For inference, `config.json`, `*.safetensors`, and `style_vectors.npy` are necessary. If you want to share a model, please share these three files.

Among them, `style_vectors.npy` is a file necessary to control the style. By default, the average style "Neutral" is generated during training.
If you want to use multiple styles for more detailed control, please refer to "Generating Styles" below (even with only the average style, if the training data is emotionally rich, sufficiently emotionally rich voices can be generated).

### Training

Double-click Train.bat or run `python webui_train.py` to launch the WebUI.

### Generating Styles
For those who want to use styles other than the default "Neutral".

- Double-click `Style.bat` or run `python webui_style_vectors.py` to launch the WebUI.
- It is independent of training, so you can do it even during training, and you can redo it any number of times after training is complete (preprocessing must be finished).
- For more details on the specifications of the style, please refer to [clustering.ipynb](../clustering.ipynb).

### Dataset Creation

- Double-click `Dataset.bat` or run `python webui_dataset.py` to launch the WebUI for creating datasets from audio files. You can use this tool to learn from audio files only.

Note: If you want to manually correct the dataset, remove noise, etc., you may find [Aivis](https://github.com/tsukumijima/Aivis) or its Windows-compatible dataset part [Aivis Dataset](https://github.com/litagin02/Aivis-Dataset) useful. However, if there are many files, etc., it may be sufficient to simply cut out and create a dataset with this tool.

Please experiment to see what kind of dataset is best.

### API Server
Run `python server_fastapi.py` in the constructed environment to launch the API server.
Please check the API specification after launching at `/docs`.

By default, CORS settings are allowed for all domains.
As much as possible, change the value of server.origins in `config.yml` and limit it to trusted domains (if you delete the key, you can disable the CORS settings).

### Merging
You can create a new model by mixing two models in terms of "voice", "emotional expression", and "tempo".
Double-click `Merge.bat` or run `python webui_merge.py` to launch the WebUI.

## Relation to Bert-VITS2 v2.1
Basically, it's just a slight modification of the Bert-VITS2 v2.1 model structure. The [pre-trained model](https://huggingface.co/litagin/Style-Bert-VITS2-1.0-base) is also essentially the same as Bert-VITS2 v2.1 (unnecessary weights have been removed and converted to safetensors).

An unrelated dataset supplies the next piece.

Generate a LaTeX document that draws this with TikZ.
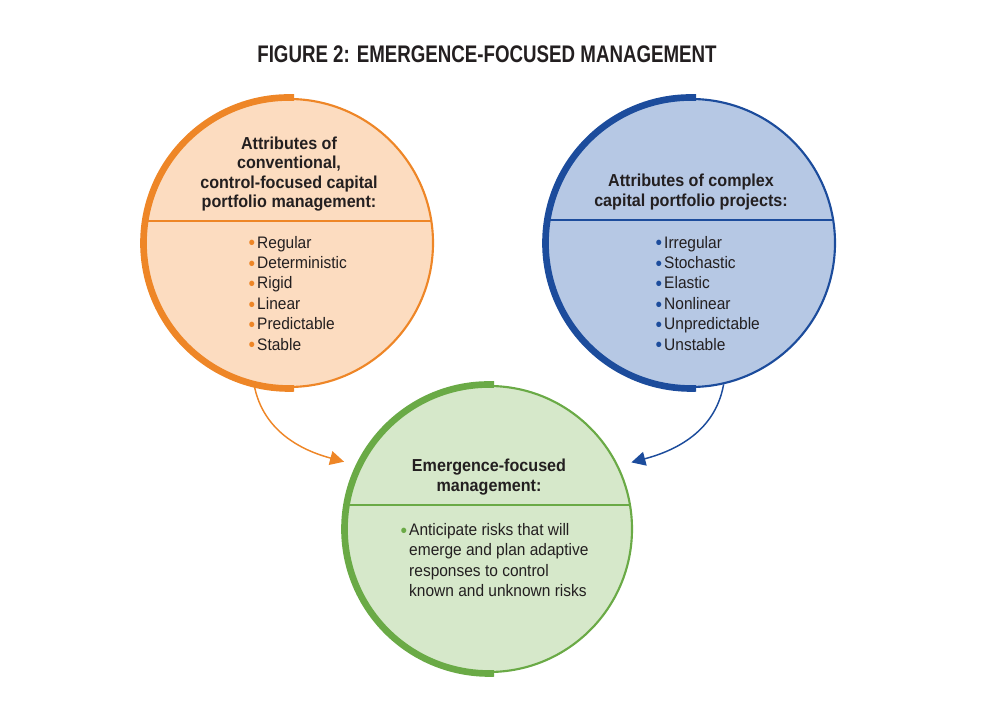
\documentclass[tikz,border=0pt]{standalone}
\usepackage{fontspec}
\setmainfont{Liberation Sans}[FakeStretch=0.93]
\newfontfamily\titlefont{Liberation Sans}[FakeStretch=0.78]
\usetikzlibrary{arrows.meta}

\definecolor{orangeline}{HTML}{EE8627}
\definecolor{orangefill}{HTML}{FCDCC0}
\definecolor{blueline}{HTML}{1C4C9C}
\definecolor{bluefill}{HTML}{B6C8E4}
\definecolor{greenline}{HTML}{6AAA46}
\definecolor{greenfill}{HTML}{D6E8CA}
\definecolor{ink}{HTML}{231F20}

\newcommand{\bul}[1]{{\color{#1line}\raisebox{-1.3pt}{\fontsize{15}{15}\selectfont•}}\hspace{1.5pt}}

\tikzset{
    ring/.style={circle, draw=#1line, fill=#1fill, line width=1.6pt, inner sep=0pt, minimum size=216pt},
    rim/.style={#1line, line width=5pt},
    divider/.style={#1line, line width=1.2pt},
    head/.style={align=center, text=ink, font=\bfseries\fontsize{13}{14.5}\selectfont},
    items/.style={align=left, anchor=west, text=ink, font=\fontsize{12.5}{15.3}\selectfont},
    link/.style={draw=#1line, line width=1.1pt, -{Triangle[length=10.5pt,width=10.5pt]}}
}

\begin{document}
\begin{tikzpicture}[x=0.75pt, y=0.75pt]
    \useasboundingbox (0,0) rectangle (981,724);

    \node[text=ink, font=\titlefont\bfseries\fontsize{18}{20}\selectfont] (title) at (487,670) {FIGURE 2: EMERGENCE-FOCUSED MANAGEMENT};

    % the three circles
    \node[ring=orange] (conv) at (289,481) {};
    \node[ring=blue] (cplx) at (691,481) {};
    \node[ring=green, minimum size=214.5pt] (emrg) at (489,195) {};

    \draw[rim=orange] (289,481) ++(88:145.5) arc (88:272:145.5);
    \draw[rim=blue] (691,481) ++(88:145.5) arc (88:272:145.5);
    \draw[rim=green] (489,195) ++(88:144.5) arc (88:272:144.5);

    \draw[divider=orange] (146.7,503) -- (431.3,503);
    \draw[divider=blue] (548.8,504) -- (833.2,504);
    \draw[divider=green] (348,219) -- (630,219);

    % texts
    \node[head] (convhead) at (289,550) {Attributes of\\conventional,\\control-focused capital\\portfolio management:};
    \node[items] (convlist) at (244,430) {\bul{orange}Regular\\\bul{orange}Deterministic\\\bul{orange}Rigid\\\bul{orange}Linear\\\bul{orange}Predictable\\\bul{orange}Stable};

    \node[head] (cplxhead) at (691,532) {Attributes of complex\\capital portfolio projects:};
    \node[items] (cplxlist) at (651,430) {\bul{blue}Irregular\\\bul{blue}Stochastic\\\bul{blue}Elastic\\\bul{blue}Nonlinear\\\bul{blue}Unpredictable\\\bul{blue}Unstable};

    \node[head] (emrghead) at (489,247) {Emergence-focused\\management:};
    \node[items] (emrglist) at (396,164) {\bul{green}Anticipate risks that will\\\hphantom{\bul{green}}emerge and plan adaptive\\\hphantom{\bul{green}}responses to control\\\hphantom{\bul{green}}known and unknown risks};

    % arrows
    \draw[link=orange, shorten >=12pt] (conv.256) to[out=-80, in=165] (emrg.154);
    \draw[link=blue, shorten >=10pt] (cplx.283) to[out=-100, in=15] (emrg.26);
\end{tikzpicture}
\end{document}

The differences are as follows:

- Like [EasyBertVits2](https://github.com/Zuntan03/EasyBertVits2), it is easy to use even for people who do not know Python or Git.
- Changed the model for emotional embedding (from 1024-dimensional [wav2vec2-large-robust-12-ft-emotion-msp-dim](https://huggingface.co/audeering/wav2vec2-large-robust-12-ft-emotion-msp-dim) to 256-dimensional [wespeaker-voxceleb-resnet34-LM](https://huggingface.co/pyannote/wespeaker-voxceleb-resnet34-LM), which is more for speaker identification than emotional embedding)
- Removed vector quantization from embeddings and replaced it with just a fully connected layer.
- By creating a style vector file `style_vectors.npy`, you can generate voices using that style and continuously specify the strength of the effect.
- Various WebUIs created
- Support for bf16 training
- Support for safetensors format, defaulting to using safetensors
- Other minor bug fixes and refactoring